Himalayan Puncture Repair Kit

So made this small kit from stuff available off local shops -

Royal Enfield Himalayan - Comprehensive Review of the 'Desi' Adventure Tourer-himalayan-puncture-repair-kit.jpg

So this kit contains 2 Small Tyre Levers (40/-) which are sufficient for a motorcycle tyre. 10 small puncture patches patches (10/-), 1 small tyre repair patch (15/-) for small nicks in the tyre, 1 Tube Repair Solution (14/-) and a piece of emery paper (1/-). This should take care of repairing any puncture in the tube if you are stuck in the wilderness.

Also already had this ResQTech Emergency inflator which is built solely for emergency tyre inflation and has saved the day a few times while helping out my mates. It easily works on a motorcycle battery and is small and handy to pack.

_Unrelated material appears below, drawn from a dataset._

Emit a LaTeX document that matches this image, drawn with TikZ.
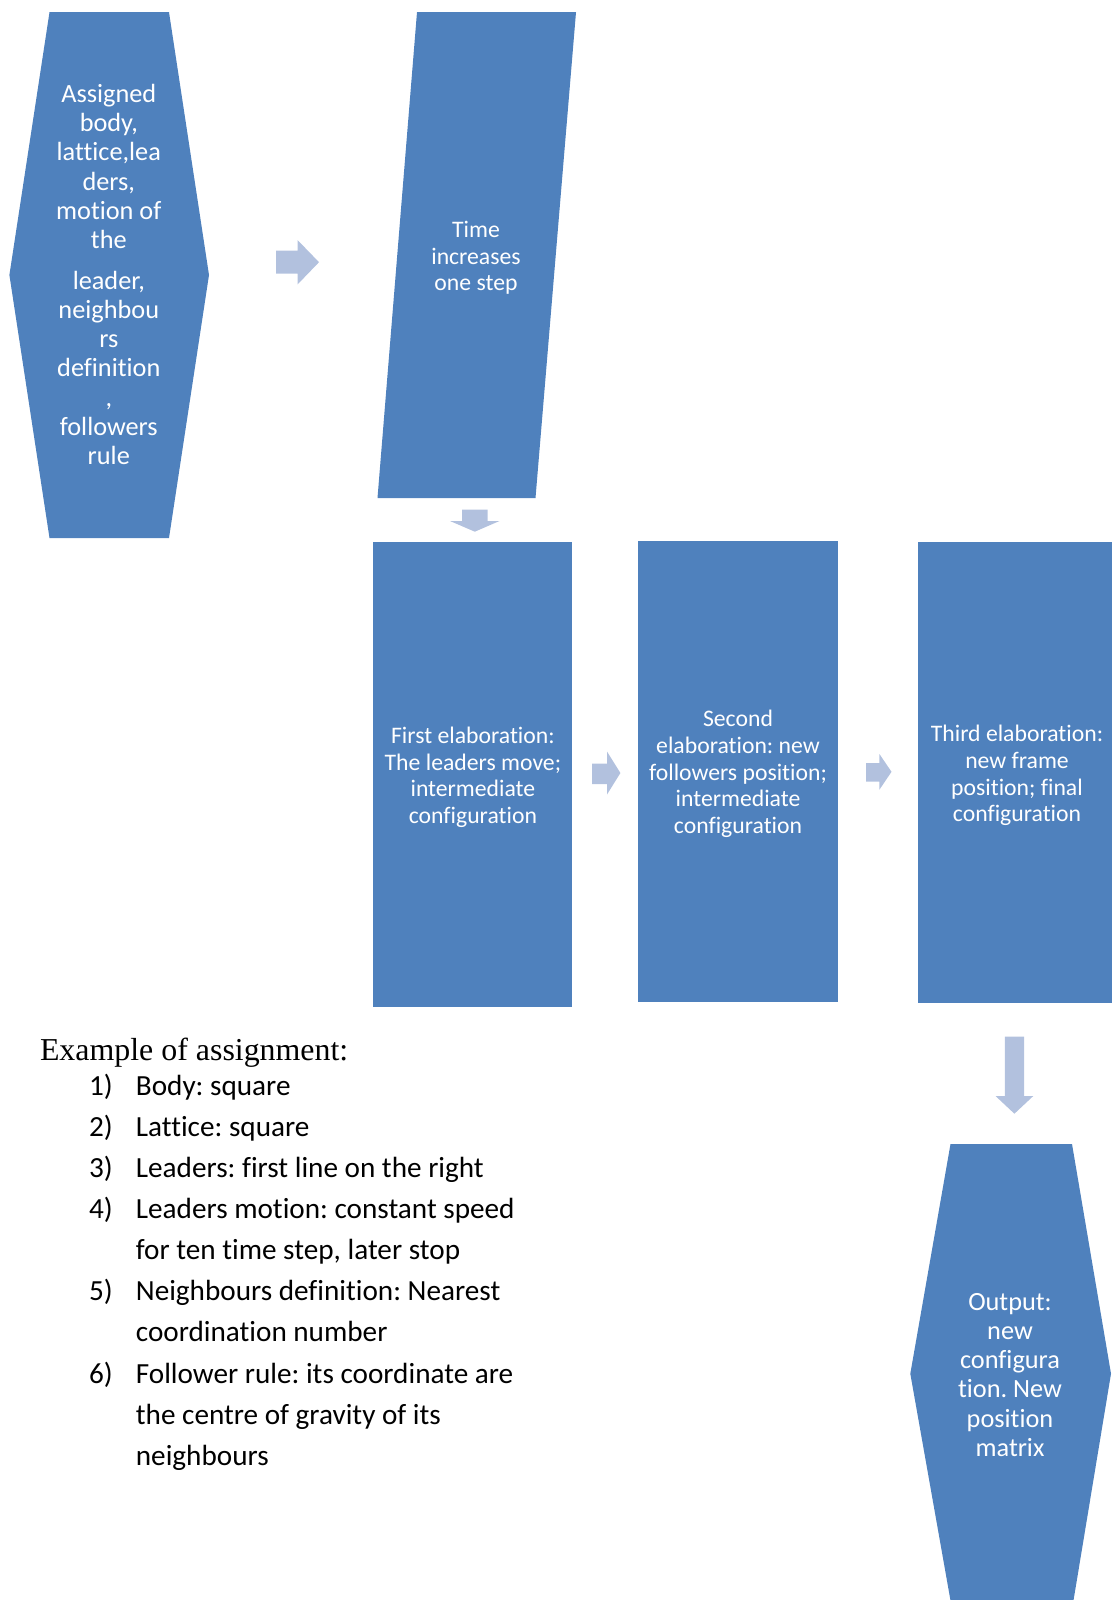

Royal Enfield Himalayan - Comprehensive Review of the 'Desi' Adventure Tourer-3-resqtech-tyre-inflator.jpg

Quote:
Originally Posted by rohitz View Post
can I ask how much efficiency is your H giving as of now. Can you please put up some light on this subject. And did you figured out how the compass works because I couldn't when I took the test ride.
Efficiency figures are yet to analysed in detail but I think it's somewhere between 25 and 30 for now. The compass works just fine. The arrow on the periphery is 'always' pointing North i.e. towards the Himalayas...lolz, it's a Himalayan after all, while the reading displayed in the centre is the direction your bike is heading. Pretty simple once you get the hang of it and quite apt too.

Cheers...

Last edited by dkaile : 30th June 2016 at 08:39.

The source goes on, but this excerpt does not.